Ser pastor (ser líder, diremos com uma linguagem atual) é um apelo, é uma vocação que se acolhe, se responde e continuamente se pratica. Ninguém nasce líder, ninguém nasce padre, ninguém nasce consagrado(a), ninguém nasce em relação de casal, ninguém nasce bom profissional ou bom chefe. Toda a vocação é o resultado de uma resposta através de um longo caminho de discernimento, de maturação, de aprendizagem e de treino. A resposta é renovada em cada dia, praticada sempre de novo, com erros, fracassos, hesitações e recomeços.

Rezamos hoje, agradecidos, por todos aqueles e aquelas que, um dia, sentiram o apelo interior de Deus a uma entrega generosa aos irmãos e disseram sim, e continuam a dizer o seu sim. Peçamos ao Espírito Santo que suscite novas vocações de liderança e de serviço, na Igreja e na sociedade, ao estilo do Bom Pastor, tanto de homens como de mulheres. Rezamos por aqueles que, através do sacramento da ordem, são chamados a ser na vida das comunidades sinal encarnado de Cristo «pastor e guarda das nossas almas».

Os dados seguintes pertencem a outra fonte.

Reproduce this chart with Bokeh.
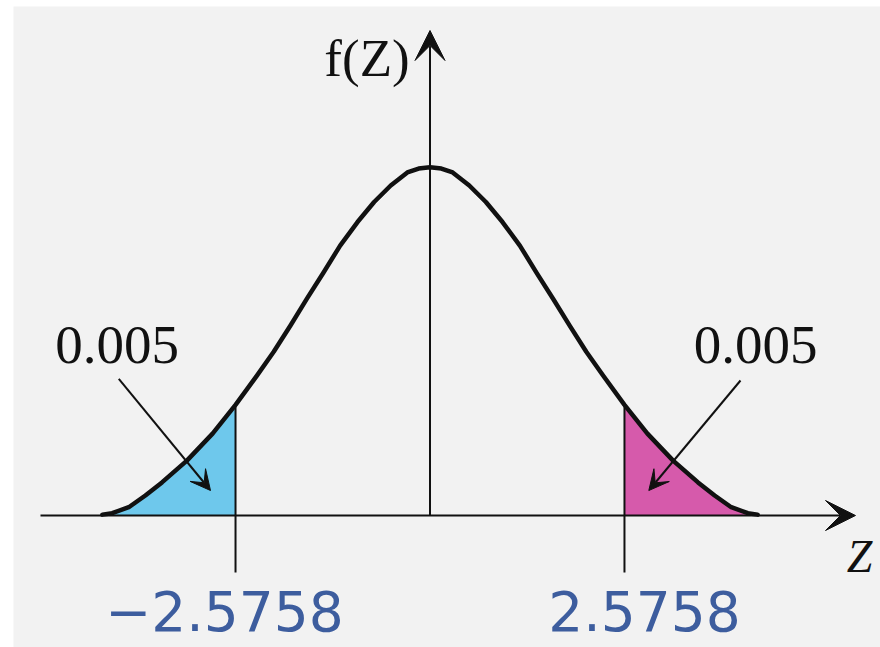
from bokeh.plotting import figure
from bokeh.models import Range1d, Arrow, VeeHead
from bokeh.core.properties import value
from bokeh.embed import file_html
from bokeh.resources import INLINE

# ---- data (curve points, z and f(Z)) ----
Z_CURVE = [-4.34, -4.21, -3.99, -3.77, -3.55, -3.22, -2.88, -2.5758, -2.29, -2.07,
           -1.85, -1.63, -1.41, -1.19, -0.96, -0.74, -0.52, -0.30, -0.15, 0.0,
           0.15, 0.30, 0.52, 0.74, 0.96, 1.19, 1.41, 1.63, 1.85, 2.07,
           2.29, 2.5758, 2.88, 3.22, 3.55, 3.77, 3.99, 4.21, 4.34]
F_CURVE = [0.001, 0.0026, 0.0095, 0.023, 0.038, 0.063, 0.094, 0.127, 0.161, 0.188,
           0.218, 0.249, 0.279, 0.310, 0.337, 0.360, 0.379, 0.394, 0.3985, 0.400,
           0.3985, 0.394, 0.379, 0.360, 0.337, 0.310, 0.279, 0.249, 0.218, 0.188,
           0.161, 0.127, 0.094, 0.063, 0.038, 0.023, 0.0095, 0.0026, 0.001]
CRIT = [-2.5758, 2.5758]
CRIT_LABELS = ["\u22122.5758", "2.5758"]
TAIL_AREA = ["0.005", "0.005"]

# ---- layout ----
W, H = 880, 647
BL, BT = 13, 6                 # white strip left / top
FW, FH = W - BL, H - BT        # frame size
X0 = -416.5 / 75.5
X1 = X0 + FW / 75.5
Y1 = 509 / 870.75
Y0 = Y1 - FH / 870.75
PX = FW / (X1 - X0)   # pixels per z unit
PY = FH / (Y1 - Y0)   # pixels per f unit


def dx(px):
    return px / PX


def dy(px):
    return px / PY


def base(px, size):
    # baseline placement corrected for how the text glyph sits
    return dy(px + 0.38 * size)


BG = "#f2f2f2"
INK = "#111111"

p = figure(width=W, height=H, output_backend="svg", toolbar_location=None,
           x_range=Range1d(X0, X1), y_range=Range1d(Y0, Y1),
           min_border=0, min_border_left=BL, min_border_right=0,
           min_border_top=BT, min_border_bottom=0)
p.axis.visible = False
p.grid.visible = False
p.outline_line_color = None
p.background_fill_color = BG
p.border_fill_color = "white"

# shaded tails
left_x = [z for z in Z_CURVE if z <= CRIT[0]]
left_f = [f for z, f in zip(Z_CURVE, F_CURVE) if z <= CRIT[0]]
right_x = [z for z in Z_CURVE if z >= CRIT[1]]
right_f = [f for z, f in zip(Z_CURVE, F_CURVE) if z >= CRIT[1]]
p.varea(x=left_x, y1=[0] * len(left_x), y2=left_f, fill_color="#6ec8ec")
p.varea(x=right_x, y1=[0] * len(right_x), y2=right_f, fill_color="#d65aab")

# critical value lines
f_at_crit = [F_CURVE[Z_CURVE.index(c)] for c in CRIT]
p.segment(x0=CRIT, y0=f_at_crit, x1=CRIT, y1=[-dy(57)] * 2,
          line_color=INK, line_width=2)

# axes with arrow heads
p.add_layout(Arrow(end=VeeHead(size=30, fill_color=INK, line_color=INK),
                   x_start=-dx(389.5), y_start=0, x_end=dx(425.5), y_end=0,
                   line_color=INK, line_width=2))
p.add_layout(Arrow(end=VeeHead(size=30, fill_color=INK, line_color=INK),
                   x_start=0, y_start=0, x_end=0, y_end=dy(485),
                   line_color=INK, line_width=2))

# curve
p.line(Z_CURVE, F_CURVE, line_color=INK, line_width=4.5, line_join="round", line_cap="round")

# pointer arrows
p.add_layout(Arrow(end=VeeHead(size=20, fill_color=INK, line_color=INK),
                   x_start=-dx(311.2), y_start=dy(136.7), x_end=-dx(219.5), y_end=dy(25),
                   line_color=INK, line_width=2))
p.add_layout(Arrow(end=VeeHead(size=20, fill_color=INK, line_color=INK),
                   x_start=dx(310.5), y_start=dy(135), x_end=dx(218.8), y_end=dy(25),
                   line_color=INK, line_width=2))

serif = value("Liberation Serif")

# texts
p.text(x=[-dx(312.8), dx(325.5)], y=[base(150, 55)] * 2, text=TAIL_AREA,
       text_font=serif, text_font_size="55px", text_color=INK,
       text_align="center", text_baseline="alphabetic")
p.text(x=[-dx(63)], y=[base(437, 53)], text=["f(Z)"],
       text_font=serif, text_font_size="53px", text_color=INK,
       text_align="center", text_baseline="alphabetic")
p.text(x=[dx(429.5)], y=[base(-58, 46)], text=["Z"],
       text_font=serif, text_font_size="46px", text_font_style="italic", text_color=INK,
       text_align="center", text_baseline="alphabetic")
p.text(x=CRIT, y=[base(-116, 55)] * 2, text=CRIT_LABELS, x_offset=[-11, 20],
       text_font=value("DejaVu Sans"), text_font_size="55px", text_color="#3d5d9e",
       text_align="center", text_baseline="alphabetic")

open("out.html", "w").write(file_html(p, INLINE))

Hoje é o dia da Mãe. A nossa Mãe é/foi a nossa primeira pastora, parafraseando o evangelho. Gerou-nos em si para nos dar à luz, aos outros, ao mundo, a nós mesmos. Ela é/foi a porta pela qual passamos para a aventura arriscada de vivermos por nós próprios. Abriu-nos as portas da liberdade e da autonomia, abrindo o seu próprio corpo. A sua voz nos chamou, pela primeira vez, pelo nosso próprio nome. Essa mesma voz que tantas vezes recusamos ouvir. Aprendemos a segui-la, passo a passo. Aprendemos também a fugir dela. Aprendeu a ser Mãe connosco e para nós, entre tentativas, erros e recomeços. Fomos a custo descobrindo que o seu amor é o único que nos é incondicional.

Não temos origem em nós mesmos, somos dados, somos dom. Queremos agradecer o dom desse amor que nos deu origem, que nos gera enquanto filhos e filhas. Obrigado querida Mãe, onde quer que estejas.